▶ **DATASET EXTRACT**:
++++++++++++++++++++

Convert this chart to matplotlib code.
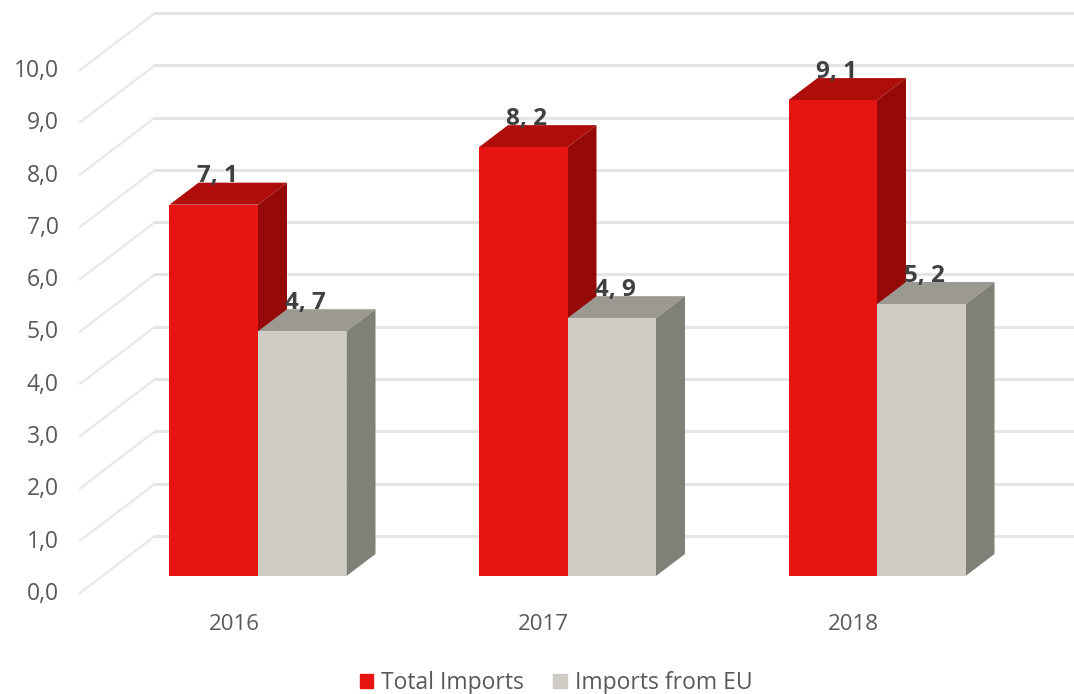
import matplotlib
matplotlib.use("Agg")
import matplotlib.pyplot as plt
from matplotlib.patches import Patch, Polygon

years = ["2016", "2017", "2018"]
total_imports = [7.1, 8.2, 9.1]
eu_imports = [4.68, 4.93, 5.2]
y_ticks = [0, 1, 2, 3, 4, 5, 6, 7, 8, 9, 10]

W, H = 1074, 694
PX_X = 309.5  # pixels per category
PX_Y = 52.3  # pixels per unit
X0, Y0 = 258, 576  # pixel position of first category, value 0

BAR_W = 88.5 / PX_X
DEPTH_X, DEPTH_Y = 29 / PX_X, 22 / PX_Y
TEXT = "#595959"

plt.rcParams["font.family"] = ["Open Sans", "DejaVu Sans"]
fig = plt.figure(figsize=(W / 100, H / 100), dpi=100)
ax = fig.add_axes([0, 0, 1, 1])
ax.set_xlim(-X0 / PX_X, (W - X0) / PX_X)
ax.set_ylim(-(H - Y0) / PX_Y, Y0 / PX_Y)
ax.axis("off")


def draw_bar(x, value, front, top, side):
    x2 = x + BAR_W
    ax.add_patch(Polygon([(x, value), (x + DEPTH_X, value + DEPTH_Y), (x2 + DEPTH_X, value + DEPTH_Y), (x2, value)],
                         color=top, lw=0, zorder=3))
    ax.add_patch(Polygon([(x2, 0), (x2 + DEPTH_X, DEPTH_Y), (x2 + DEPTH_X, value + DEPTH_Y), (x2, value)],
                         color=side, lw=0, zorder=3))
    ax.bar(x, value, BAR_W, align="edge", color=front, lw=0, zorder=3)
    ax.annotate(f"{value:.1f}".replace(".", ", "), (x + BAR_W / 2, value), xytext=(2.6, 20.5),
                textcoords="offset points", ha="center", va="center", fontsize=17.5, fontweight="bold",
                color="#404040", zorder=5)


# back wall and side wall gridlines
wall_back = 40 / PX_Y
wall_front = -17 / PX_Y
x_back = (155 - X0) / PX_X
x_front = (80 - X0) / PX_X
for v in y_ticks:
    ax.plot([x_back, ax.get_xlim()[1]], [v + wall_back, v + wall_back], color="#E5E5E5", lw=2.2, zorder=1)
    ax.plot([x_front, x_back], [v + wall_front, v + wall_back], color="#E8E8E8", lw=1.6, zorder=1)
    ax.text((59 - X0) / PX_X, v + wall_front - 1 / PX_Y, f"{v:.1f}".replace(".", ","), ha="right", va="center",
            fontsize=16.5, color=TEXT)

for i, year in enumerate(years):
    draw_bar(i - BAR_W, total_imports[i], "#E71511", "#AF0D0A", "#950A08")
    draw_bar(i, eu_imports[i], "#CFCBC5", "#9C9992", "#807F78")
    ax.text(i - 24 / PX_X, -48 / PX_Y, year, ha="center", va="center", fontsize=16, color=TEXT)

handles = [Patch(color="#E71511", label="Total Imports"), Patch(color="#CFCBC5", label="Imports from EU")]
ax.legend(handles=handles, loc="center", bbox_to_anchor=(556 / W, 1 - 683 / H), ncol=2, frameon=False,
          fontsize=16.5, labelcolor=TEXT, handlelength=0.6, handleheight=0.6, handletextpad=0.35, columnspacing=1.25,
          borderpad=0)

fig.savefig("out.png", dpi=100, facecolor="white")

++++++++++++++++++++

▶ **TASK BRIEF**:
Copy every single line of the material above that holds "matplotlib".

▶ **REPLY**:
Convert this chart to matplotlib code.
import matplotlib
matplotlib.use("Agg")
import matplotlib.pyplot as plt
from matplotlib.patches import Patch, Polygon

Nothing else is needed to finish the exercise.